Jorge: As iniciativas são isoladas, mas devem ser sistematizadas. Os cenários sempre são desafiadores. Por exemplo, depois da crise de 2008/2009, a situação ficou dificílima, mas foi nesse momento que aumentamos o número de missões. Quando está difícil, temos que trabalhar mais, buscar alternativas. Sou filho de libanês, minha família é do norte do Líbano, por isso esse perfil de mascate está no meu sangue. Penso que se a gente conseguir vender um frango a mais em algum lugar do mundo, será muito importante. E é fundamental sair para vender. Ninguém vem aqui importar, a não ser que o produto seja de alto interesse para os países em questão, como os chineses, que precisam do minério de ferro brasileiro. É preciso vender nos locais, levar os materiais de divulgação e as amostras. As empresas menores não conseguem fazer isso sozinhas e, na minha visão, têm que se juntar em cooperativas, em grupos ou associações, além de contar com forte apoio do governo. A Secretaria da Micro e Pequena Empresa pode coordenar esse trabalho. A primeira coisa a se fazer é sensibilizar algumas áreas do governo de que as empresas menores podem ser exportadoras. A partir daí, deve ser criado um programa de exportação específico.

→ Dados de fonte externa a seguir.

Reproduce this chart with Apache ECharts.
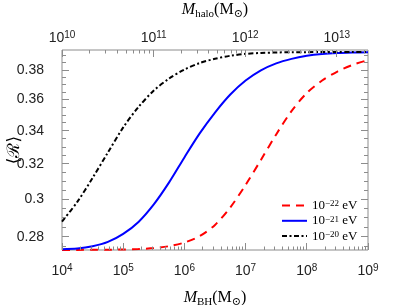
<!DOCTYPE html>
<html><head><meta charset="utf-8">
<script src="https://cdn.jsdelivr.net/npm/echarts@6/dist/echarts.min.js"></script>
<style>html,body{margin:0;padding:0;background:#fff}#c{width:407px;height:305px}</style>
</head><body><div id="c"></div>
<script>
// Black-hole mass grid (M_sun)
const massBH = [1e4, 1.778e4, 3.162e4, 5.623e4, 1e5, 1.778e5, 3.162e5, 5.623e5,
  1e6, 1.778e6, 3.162e6, 5.623e6, 1e7, 1.778e7, 3.162e7, 5.623e7,
  1e8, 1.778e8, 3.162e8, 5.623e8, 1e9];
// <R> for m = 1e-22 eV
const R_m22 = [0.27346, 0.27346, 0.27351, 0.27356, 0.27366, 0.27386, 0.27436, 0.27532,
  0.27713, 0.28045, 0.28625, 0.29557, 0.30798, 0.32238, 0.33779, 0.35253,
  0.36435, 0.37277, 0.37896, 0.38363, 0.38702];
// <R> for m = 1e-21 eV
const R_m21 = [0.27381, 0.27411, 0.27526, 0.27748, 0.28158, 0.28782, 0.29719, 0.30940,
  0.32387, 0.33840, 0.35156, 0.36335, 0.37277, 0.37979, 0.38469, 0.38786,
  0.39000, 0.39129, 0.39200, 0.39236, 0.39258];
// <R> for m = 1e-20 eV
const R_m20 = [0.28798, 0.29856, 0.31195, 0.32680, 0.34214, 0.35514, 0.36602, 0.37414,
  0.38035, 0.38490, 0.38793, 0.39007, 0.39143, 0.39207, 0.39243, 0.39258,
  0.39265, 0.39272, 0.39272, 0.39272, 0.39272];

const seriesNames = ['m22', 'm21', 'm20'];
const legendLabels = ['{a|10}{s|\u221222}{a| eV}', '{a|10}{s|\u221221}{a| eV}', '{a|10}{s|\u221220}{a| eV}'];

// axis ranges and tick labels
const X_MIN = 1e4, X_MAX = 1e9;
const HALO_MIN = 1e10, HALO_MAX = 2.19e13;
const Y_MIN = 0.2734, Y_MAX = 0.3942;
const bottomTicks = [1e4, 1e5, 1e6, 1e7, 1e8, 1e9];
const topTicks = [1e10, 1e11, 1e12, 1e13];
const yTicks = [0.28, 0.30, 0.32, 0.34, 0.36, 0.38];
const yMinorTicks = [0.275, 0.285, 0.29, 0.295, 0.305, 0.31, 0.315, 0.325, 0.33, 0.335,
  0.345, 0.35, 0.355, 0.365, 0.37, 0.375, 0.385, 0.39];

function logMinor(e0, e1, maxV) {
  const out = [];
  for (let e = e0; e <= e1; e++) for (let k = 2; k <= 9; k++) {
    const v = k * Math.pow(10, e);
    if (v <= maxV) out.push(v);
  }
  return out;
}
const bottomMinor = logMinor(4, 8, X_MAX);
const topMinor = logMinor(10, 13, HALO_MAX);

const gray = '#8c8c8c';
const txt = '#222';
const sans = 'Liberation Sans, Arial, Helvetica, sans-serif';
const serif = 'Liberation Serif, DejaVu Serif, serif';

const supRich = {
  a: {fontSize: 14, fontFamily: sans, color: txt, lineHeight: 17},
  s: {fontSize: 10, fontFamily: sans, color: txt, lineHeight: 5, verticalAlign: 'top'}
};
function supFmt(v) { return '{a|10}{s|' + Math.round(Math.log10(v)) + '}'; }

const titleRich = {
  i: {fontSize: 16, fontFamily: serif, fontStyle: 'italic', color: '#000', lineHeight: 20},
  n: {fontSize: 16, fontFamily: serif, color: '#000', lineHeight: 20},
  s: {fontSize: 11, fontFamily: serif, color: '#000', lineHeight: 9, verticalAlign: 'bottom'}
};

function px(v) { return Math.round(v - 0.5) + 0.5; }

// tick marks drawn through the axes' own scales
function xTickSeries(xi, vals, side, len) {
  return {
    type: 'custom', xAxisIndex: xi, yAxisIndex: 0, silent: true, clip: false, z: 4,
    data: vals.map(v => [v, Y_MIN]), encode: {x: 0, y: 1},
    renderItem: function (params, api) {
      const cs = params.coordSys;
      const x = px(api.coord([api.value(0), api.value(1)])[0]);
      const y0 = side === 'bottom' ? cs.y + cs.height : cs.y;
      const y1 = side === 'bottom' ? y0 - len : y0 + len;
      return {type: 'line', shape: {x1: x, y1: y0, x2: x, y2: y1}, style: {stroke: gray, lineWidth: 1}};
    }
  };
}
function yTickSeries(vals, side, len) {
  return {
    type: 'custom', xAxisIndex: 0, yAxisIndex: 0, silent: true, clip: false, z: 4,
    data: vals.map(v => [X_MIN, v]), encode: {x: 0, y: 1},
    renderItem: function (params, api) {
      const cs = params.coordSys;
      const y = px(api.coord([api.value(0), api.value(1)])[1]);
      const x0 = side === 'left' ? cs.x : cs.x + cs.width;
      const x1 = side === 'left' ? x0 + len : x0 - len;
      return {type: 'line', shape: {x1: x0, y1: y, x2: x1, y2: y}, style: {stroke: gray, lineWidth: 1}};
    }
  };
}

const noTick = {show: false};
const chart = echarts.init(document.getElementById('c'), null, {renderer: 'canvas'});
chart.setOption({
  animation: false,
  backgroundColor: '#fff',
  grid: {left: 62, right: 39, top: 50, bottom: 55, outerBoundsMode: 'none', containLabel: false,
    show: true, borderColor: gray, borderWidth: 1, backgroundColor: 'transparent'},
  legend: {
    orient: 'vertical', left: 281, top: 199, padding: 0, itemGap: 2.3,
    itemWidth: 25, itemHeight: 12, data: seriesNames,
    itemStyle: {opacity: 0},
    formatter: function (n) { return legendLabels[seriesNames.indexOf(n)]; },
    textStyle: {
      rich: {
        a: {fontSize: 13, fontFamily: serif, color: '#000', lineHeight: 12},
        s: {fontSize: 9, fontFamily: serif, color: '#000', lineHeight: 4, verticalAlign: 'top'}
      }
    }
  },
  xAxis: [
    {type: 'log', position: 'bottom', min: X_MIN, max: X_MAX,
      axisLine: {show: false, onZero: false}, axisTick: noTick, splitLine: {show: false},
      name: '{i|M}{s|BH}{n|(M}{s|\u2299}{n|)}', nameLocation: 'middle', nameGap: 38, nameMoveOverlap: false,
      nameTextStyle: {rich: titleRich},
      axisLabel: {show: true, margin: 13, customValues: bottomTicks, formatter: supFmt, rich: supRich}},
    {type: 'log', position: 'top', min: HALO_MIN, max: HALO_MAX,
      axisLine: {show: false, onZero: false}, axisTick: noTick, splitLine: {show: false},
      name: '{i|M}{s|halo}{n|(M}{s|\u2299}{n|)}', nameLocation: 'middle', nameGap: 30, nameMoveOverlap: false,
      nameTextStyle: {rich: titleRich},
      axisLabel: {show: true, margin: 3, customValues: topTicks, formatter: supFmt, rich: supRich}}
  ],
  yAxis: [
    {type: 'log', position: 'left', min: Y_MIN, max: Y_MAX,
      axisLine: {show: false, onZero: false}, axisTick: noTick, splitLine: {show: false},
      name: '\u27E8\u211B\u27E9', nameLocation: 'middle', nameGap: 39, nameMoveOverlap: false,
      nameTextStyle: {fontSize: 17, fontFamily: 'DejaVu Serif, serif', color: '#000'},
      axisLabel: {show: true, margin: 18, align: 'right', customValues: yTicks, fontSize: 14, fontFamily: sans, color: txt,
        formatter: function (v) { return String(Number(v.toFixed(2))); }}}
  ],
  series: [
    {name: 'm22', type: 'line', xAxisIndex: 0, yAxisIndex: 0, clip: false, smooth: 0.3, symbol: 'none', showSymbol: false,
      data: massBH.map((m, i) => [m, R_m22[i]]),
      lineStyle: {color: '#ff0000', width: 2, type: [8, 6]}, itemStyle: {color: '#ff0000'}},
    {name: 'm21', type: 'line', xAxisIndex: 0, yAxisIndex: 0, clip: false, smooth: 0.3, symbol: 'none', showSymbol: false,
      data: massBH.map((m, i) => [m, R_m21[i]]),
      lineStyle: {color: '#0000ff', width: 2, type: 'solid'}, itemStyle: {color: '#0000ff'}},
    {name: 'm20', type: 'line', xAxisIndex: 0, yAxisIndex: 0, clip: false, smooth: 0.3, symbol: 'none', showSymbol: false,
      data: massBH.map((m, i) => [m, R_m20[i]]),
      lineStyle: {color: '#000000', width: 2, type: [5, 2.5, 2, 2.5]}, itemStyle: {color: '#000000'}},
    xTickSeries(0, bottomTicks, 'bottom', 7),
    xTickSeries(0, bottomMinor, 'bottom', 3.5),
    xTickSeries(1, topTicks, 'top', 7),
    xTickSeries(1, topMinor, 'top', 3.5),
    yTickSeries(yTicks, 'left', 7),
    yTickSeries(yMinorTicks, 'left', 4),
    yTickSeries(yTicks, 'right', 7),
    yTickSeries(yMinorTicks, 'right', 4)
  ]
});
</script></body></html>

Valor: O câmbio atual é favorável às exportações?
Jorge: A cotação do dólar está faixa de R$ 2,20 e, embora em patamar mais baixo do que já esteve no passado, não deveria ser um problema. Hoje, não vemos entidades empresariais como a Fiesp (Federação das Indústrias do Estado de São Paulo) e outras queixando-se do câmbio. O patamar atual permite que as companhias exportem, mas isso só vai acontecer caso tenham condições para acessar o mercado lá fora.
Valor: O Brasil tem acordos comerciais suficientes?
Jorge: O Brasil está preso ao Mercosul e não pode fazer acordos paralelos com outros países. Mesmo o acordo entre o Mercosul e União Europeia não sai porque empresários colocam dificuldades, não querem produtos importados no país. Como o comércio é uma pista de duas mãos, as empresas brasileiras também ficam sem acesso a outros mercados nos quais poderiam vender produtos com impostos menores, de forma mais competitiva. O acordo entre Mercosul e a União Europeia foi jogado para frente. Novos acordos comerciais facilitariam muito porque nossa indústria não é competitiva em relação as de outras economias como as asiáticas.